Written request>
Reproduce all the lines exactly as they stand, apart from the pictures.

------ Collected material ------

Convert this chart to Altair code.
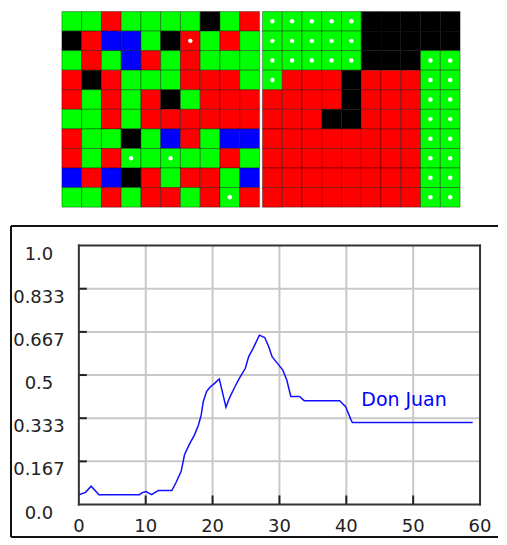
import altair as alt
import pandas as pd

# ---------------- data ----------------
left_rows = [
    "GGRGGGGKGR",
    "KRBBGKRGRG",
    "GRGBRGRGGG",
    "RKRGGGRRRG",
    "RGRGRKGRRR",
    "GGRGRRRRRR",
    "RGGKGBRGBB",
    "RGRGGGGGRG",
    "BRBKRGRRGB",
    "GGRGRRGRGR",
]
left_dots = [(1, 6), (7, 3), (7, 5), (9, 8)]

right_rows = [
    "GGGGGKKKKK",
    "GGGGGKKKKK",
    "GGGGGKKKGG",
    "GRRRKRRRGG",
    "RRRRKRRRGG",
    "RRRKKRRRGG",
    "RRRRRRRRGG",
    "RRRRRRRRGG",
    "RRRRRRRRGG",
    "RRRRRRRRGG",
]

line_x = [0, 1.0, 1.84, 3.0, 9.06, 9.56, 10.06, 10.4, 10.9, 11.4, 11.9, 13.9, 14.5, 15.3,
          15.8, 16.5, 17.3, 17.9, 18.3, 18.6, 19.1, 19.6, 20.3, 21.0, 21.4, 22.0, 22.5,
          23.3, 24.0, 24.9, 25.4, 26.1, 27.0, 27.8, 28.4, 28.9, 29.7, 30.5, 31.1, 31.7,
          33.0, 33.7, 39.0, 39.9, 40.7, 40.9, 58.9]
line_y = [0.038, 0.047, 0.071, 0.038, 0.038, 0.047, 0.050, 0.045, 0.038, 0.047, 0.054,
          0.054, 0.083, 0.128, 0.192, 0.231, 0.269, 0.308, 0.346, 0.397, 0.436, 0.453,
          0.468, 0.485, 0.442, 0.376, 0.410, 0.453, 0.487, 0.526, 0.571, 0.605, 0.654,
          0.645, 0.609, 0.571, 0.545, 0.519, 0.481, 0.417, 0.417, 0.401, 0.401, 0.378,
          0.327, 0.317, 0.317]
series_label = "Don Juan"

x_ticks = [0, 10, 20, 30, 40, 50, 60]
x_tick_labels = ["0", "10", "20", "30", "40", "50", "60"]
y_ticks = [0.0, 1 / 6, 2 / 6, 0.5, 4 / 6, 5 / 6, 1.0]
y_tick_labels = ["0.0", "0.167", "0.333", "0.5", "0.667", "0.833", "1.0"]

color_codes = ["G", "R", "B", "K"]
color_values = ["#00ff00", "#ff0000", "#0000ff", "#000000"]

W = 489

# ---------------- top grids ----------------
GX = [-2.6263, 22.0707]
right_offset = 10.1515

cells = []
dots = []
for off, rows, dotmode in [(0.0, left_rows, "list"), (right_offset, right_rows, "green")]:
    for r, row in enumerate(rows):
        for c, ch in enumerate(row):
            cells.append({"x": off + c, "x2": off + c + 1, "y": r, "y2": r + 1, "code": ch})
            has_dot = (r, c) in left_dots if dotmode == "list" else ch == "G"
            if has_dot:
                dots.append({"x": off + c + 0.5, "y": r + 0.5})
cells_df = pd.DataFrame(cells)
dots_df = pd.DataFrame(dots)

gxs = alt.Scale(domain=GX, nice=False, zero=False)
gys = alt.Scale(domain=[0, 10], nice=False, zero=False, reverse=True)

grid_rects = alt.Chart(cells_df).mark_rect(stroke="#000000", strokeOpacity=0.35, strokeWidth=1).encode(
    x=alt.X("x:Q", scale=gxs, axis=None),
    x2="x2:Q",
    y=alt.Y("y:Q", scale=gys, axis=None),
    y2="y2:Q",
    color=alt.Color("code:N", scale=alt.Scale(domain=color_codes, range=color_values), legend=None),
)
grid_dots = alt.Chart(dots_df).mark_circle(color="#ffffff", opacity=1, size=20).encode(
    x=alt.X("x:Q", scale=gxs, axis=None),
    y=alt.Y("y:Q", scale=gys, axis=None),
)
top = alt.layer(grid_rects, grid_dots).properties(width=W, height=196)

# ---------------- bottom line chart ----------------
XD = [-10.2985, 62.687]
YD = [-0.13102, 1.07900]
xs = alt.Scale(domain=XD, nice=False, zero=False)
ys = alt.Scale(domain=YD, nice=False, zero=False)


def seg_chart(df, **mark):
    return alt.Chart(df).mark_rule(**mark).encode(
        x=alt.X("x:Q", scale=xs, axis=None), x2="x2:Q",
        y=alt.Y("y:Q", scale=ys, axis=None), y2="y2:Q",
    )


grid_df = pd.DataFrame(
    [{"x": v, "x2": v, "y": 0, "y2": 1} for v in x_ticks[1:-1]]
    + [{"x": 0, "x2": 60, "y": v, "y2": v} for v in y_ticks[1:-1]]
)
tick_df = pd.DataFrame(
    [{"x": v, "x2": v, "y": 0, "y2": 0.035} for v in x_ticks[1:-1]]
    + [{"x": 0, "x2": 1.19, "y": v, "y2": v} for v in y_ticks[1:-1]]
)
xf, yt, yb = -10.149, 1.07514, -0.12524
frame_df = pd.DataFrame([
    {"x": xf, "x2": xf, "y": yb, "y2": yt},
    {"x": xf, "x2": XD[1], "y": yt, "y2": yt},
    {"x": xf, "x2": XD[1], "y": yb, "y2": yb},
])
border_df = pd.DataFrame([
    {"x": 0, "x2": 0, "y": 0, "y2": 1},
    {"x": 60, "x2": 60, "y": 0, "y2": 1},
    {"x": 0, "x2": 60, "y": 0, "y2": 0},
    {"x": 0, "x2": 60, "y": 1, "y2": 1},
])

gridlines = seg_chart(grid_df, color="#c8c8c8", strokeWidth=2)
ticks = seg_chart(tick_df, color="#222222", strokeWidth=2)
frame = seg_chart(frame_df, color="#111111", strokeWidth=2)
border = seg_chart(border_df, color="#333333", strokeWidth=2, strokeCap="square")

line_df = pd.DataFrame({"x": line_x, "y": line_y})
line = alt.Chart(line_df).mark_line(color="#1010ff", strokeWidth=1.5).encode(
    x=alt.X("x:Q", scale=xs, axis=None),
    y=alt.Y("y:Q", scale=ys, axis=None),
)

ylab_df = pd.DataFrame({"x": [-5.97] * len(y_ticks), "y": y_ticks, "t": y_tick_labels})
ylabels = alt.Chart(ylab_df).mark_text(
    font="DejaVu Sans", fontSize=18, align="center", baseline="top", color="#222222"
).encode(x=alt.X("x:Q", scale=xs, axis=None), y=alt.Y("y:Q", scale=ys, axis=None), text="t:N")

xlab_df = pd.DataFrame({"x": x_ticks, "y": [-0.08863] * len(x_ticks), "t": x_tick_labels})
xlabels = alt.Chart(xlab_df).mark_text(
    font="DejaVu Sans", fontSize=18, align="center", baseline="middle", color="#222222"
).encode(x=alt.X("x:Q", scale=xs, axis=None), y=alt.Y("y:Q", scale=ys, axis=None), text="t:N")

lab_df = pd.DataFrame({"x": [42.24], "y": [0.4027], "t": [series_label]})
series_text = alt.Chart(lab_df).mark_text(
    font="DejaVu Sans", fontSize=19, align="left", baseline="middle", color="#0000ff"
).encode(x=alt.X("x:Q", scale=xs, axis=None), y=alt.Y("y:Q", scale=ys, axis=None), text="t:N")

bottom = alt.layer(
    gridlines, ticks, border, frame, line, ylabels, xlabels, series_text
).properties(width=W, height=314)

chart = alt.vconcat(top, bottom, spacing=17).properties(
    padding={"left": 2, "top": 2, "right": 0, "bottom": 0},
    background="#ffffff",
).configure_view(strokeWidth=0)

chart.save("out.html", embed_options={"renderer": "svg", "actions": False})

------

Task answer>
Convert this chart to Altair code.
import altair as alt
import pandas as pd

# ---------------- data ----------------
left_rows = [
    "GGRGGGGKGR",
    "KRBBGKRGRG",
    "GRGBRGRGGG",
    "RKRGGGRRRG",
    "RGRGRKGRRR",
    "GGRGRRRRRR",
    "RGGKGBRGBB",
    "RGRGGGGGRG",
    "BRBKRGRRGB",
    "GGRGRRGRGR",
]
left_dots = [(1, 6), (7, 3), (7, 5), (9, 8)]

right_rows = [
    "GGGGGKKKKK",
    "GGGGGKKKKK",
    "GGGGGKKKGG",
    "GRRRKRRRGG",
    "RRRRKRRRGG",
    "RRRKKRRRGG",
    "RRRRRRRRGG",
    "RRRRRRRRGG",
    "RRRRRRRRGG",
    "RRRRRRRRGG",
]

line_x = [0, 1.0, 1.84, 3.0, 9.06, 9.56, 10.06, 10.4, 10.9, 11.4, 11.9, 13.9, 14.5, 15.3,
          15.8, 16.5, 17.3, 17.9, 18.3, 18.6, 19.1, 19.6, 20.3, 21.0, 21.4, 22.0, 22.5,
          23.3, 24.0, 24.9, 25.4, 26.1, 27.0, 27.8, 28.4, 28.9, 29.7, 30.5, 31.1, 31.7,
          33.0, 33.7, 39.0, 39.9, 40.7, 40.9, 58.9]
line_y = [0.038, 0.047, 0.071, 0.038, 0.038, 0.047, 0.050, 0.045, 0.038, 0.047, 0.054,
          0.054, 0.083, 0.128, 0.192, 0.231, 0.269, 0.308, 0.346, 0.397, 0.436, 0.453,
          0.468, 0.485, 0.442, 0.376, 0.410, 0.453, 0.487, 0.526, 0.571, 0.605, 0.654,
          0.645, 0.609, 0.571, 0.545, 0.519, 0.481, 0.417, 0.417, 0.401, 0.401, 0.378,
          0.327, 0.317, 0.317]
series_label = "Don Juan"

x_ticks = [0, 10, 20, 30, 40, 50, 60]
x_tick_labels = ["0", "10", "20", "30", "40", "50", "60"]
y_ticks = [0.0, 1 / 6, 2 / 6, 0.5, 4 / 6, 5 / 6, 1.0]
y_tick_labels = ["0.0", "0.167", "0.333", "0.5", "0.667", "0.833", "1.0"]

color_codes = ["G", "R", "B", "K"]
color_values = ["#00ff00", "#ff0000", "#0000ff", "#000000"]

W = 489

# ---------------- top grids ----------------
GX = [-2.6263, 22.0707]
right_offset = 10.1515

cells = []
dots = []
for off, rows, dotmode in [(0.0, left_rows, "list"), (right_offset, right_rows, "green")]:
    for r, row in enumerate(rows):
        for c, ch in enumerate(row):
            cells.append({"x": off + c, "x2": off + c + 1, "y": r, "y2": r + 1, "code": ch})
            has_dot = (r, c) in left_dots if dotmode == "list" else ch == "G"
            if has_dot:
                dots.append({"x": off + c + 0.5, "y": r + 0.5})
cells_df = pd.DataFrame(cells)
dots_df = pd.DataFrame(dots)

gxs = alt.Scale(domain=GX, nice=False, zero=False)
gys = alt.Scale(domain=[0, 10], nice=False, zero=False, reverse=True)

grid_rects = alt.Chart(cells_df).mark_rect(stroke="#000000", strokeOpacity=0.35, strokeWidth=1).encode(
    x=alt.X("x:Q", scale=gxs, axis=None),
    x2="x2:Q",
    y=alt.Y("y:Q", scale=gys, axis=None),
    y2="y2:Q",
    color=alt.Color("code:N", scale=alt.Scale(domain=color_codes, range=color_values), legend=None),
)
grid_dots = alt.Chart(dots_df).mark_circle(color="#ffffff", opacity=1, size=20).encode(
    x=alt.X("x:Q", scale=gxs, axis=None),
    y=alt.Y("y:Q", scale=gys, axis=None),
)
top = alt.layer(grid_rects, grid_dots).properties(width=W, height=196)

# ---------------- bottom line chart ----------------
XD = [-10.2985, 62.687]
YD = [-0.13102, 1.07900]
xs = alt.Scale(domain=XD, nice=False, zero=False)
ys = alt.Scale(domain=YD, nice=False, zero=False)


def seg_chart(df, **mark):
    return alt.Chart(df).mark_rule(**mark).encode(
        x=alt.X("x:Q", scale=xs, axis=None), x2="x2:Q",
        y=alt.Y("y:Q", scale=ys, axis=None), y2="y2:Q",
    )


grid_df = pd.DataFrame(
    [{"x": v, "x2": v, "y": 0, "y2": 1} for v in x_ticks[1:-1]]
    + [{"x": 0, "x2": 60, "y": v, "y2": v} for v in y_ticks[1:-1]]
)
tick_df = pd.DataFrame(
    [{"x": v, "x2": v, "y": 0, "y2": 0.035} for v in x_ticks[1:-1]]
    + [{"x": 0, "x2": 1.19, "y": v, "y2": v} for v in y_ticks[1:-1]]
)
xf, yt, yb = -10.149, 1.07514, -0.12524
frame_df = pd.DataFrame([
    {"x": xf, "x2": xf, "y": yb, "y2": yt},
    {"x": xf, "x2": XD[1], "y": yt, "y2": yt},
    {"x": xf, "x2": XD[1], "y": yb, "y2": yb},
])
border_df = pd.DataFrame([
    {"x": 0, "x2": 0, "y": 0, "y2": 1},
    {"x": 60, "x2": 60, "y": 0, "y2": 1},
    {"x": 0, "x2": 60, "y": 0, "y2": 0},
    {"x": 0, "x2": 60, "y": 1, "y2": 1},
])

gridlines = seg_chart(grid_df, color="#c8c8c8", strokeWidth=2)
ticks = seg_chart(tick_df, color="#222222", strokeWidth=2)
frame = seg_chart(frame_df, color="#111111", strokeWidth=2)
border = seg_chart(border_df, color="#333333", strokeWidth=2, strokeCap="square")

line_df = pd.DataFrame({"x": line_x, "y": line_y})
line = alt.Chart(line_df).mark_line(color="#1010ff", strokeWidth=1.5).encode(
    x=alt.X("x:Q", scale=xs, axis=None),
    y=alt.Y("y:Q", scale=ys, axis=None),
)

ylab_df = pd.DataFrame({"x": [-5.97] * len(y_ticks), "y": y_ticks, "t": y_tick_labels})
ylabels = alt.Chart(ylab_df).mark_text(
    font="DejaVu Sans", fontSize=18, align="center", baseline="top", color="#222222"
).encode(x=alt.X("x:Q", scale=xs, axis=None), y=alt.Y("y:Q", scale=ys, axis=None), text="t:N")

xlab_df = pd.DataFrame({"x": x_ticks, "y": [-0.08863] * len(x_ticks), "t": x_tick_labels})
xlabels = alt.Chart(xlab_df).mark_text(
    font="DejaVu Sans", fontSize=18, align="center", baseline="middle", color="#222222"
).encode(x=alt.X("x:Q", scale=xs, axis=None), y=alt.Y("y:Q", scale=ys, axis=None), text="t:N")

lab_df = pd.DataFrame({"x": [42.24], "y": [0.4027], "t": [series_label]})
series_text = alt.Chart(lab_df).mark_text(
    font="DejaVu Sans", fontSize=19, align="left", baseline="middle", color="#0000ff"
).encode(x=alt.X("x:Q", scale=xs, axis=None), y=alt.Y("y:Q", scale=ys, axis=None), text="t:N")

bottom = alt.layer(
    gridlines, ticks, border, frame, line, ylabels, xlabels, series_text
).properties(width=W, height=314)

chart = alt.vconcat(top, bottom, spacing=17).properties(
    padding={"left": 2, "top": 2, "right": 0, "bottom": 0},
    background="#ffffff",
).configure_view(strokeWidth=0)

chart.save("out.html", embed_options={"renderer": "svg", "actions": False})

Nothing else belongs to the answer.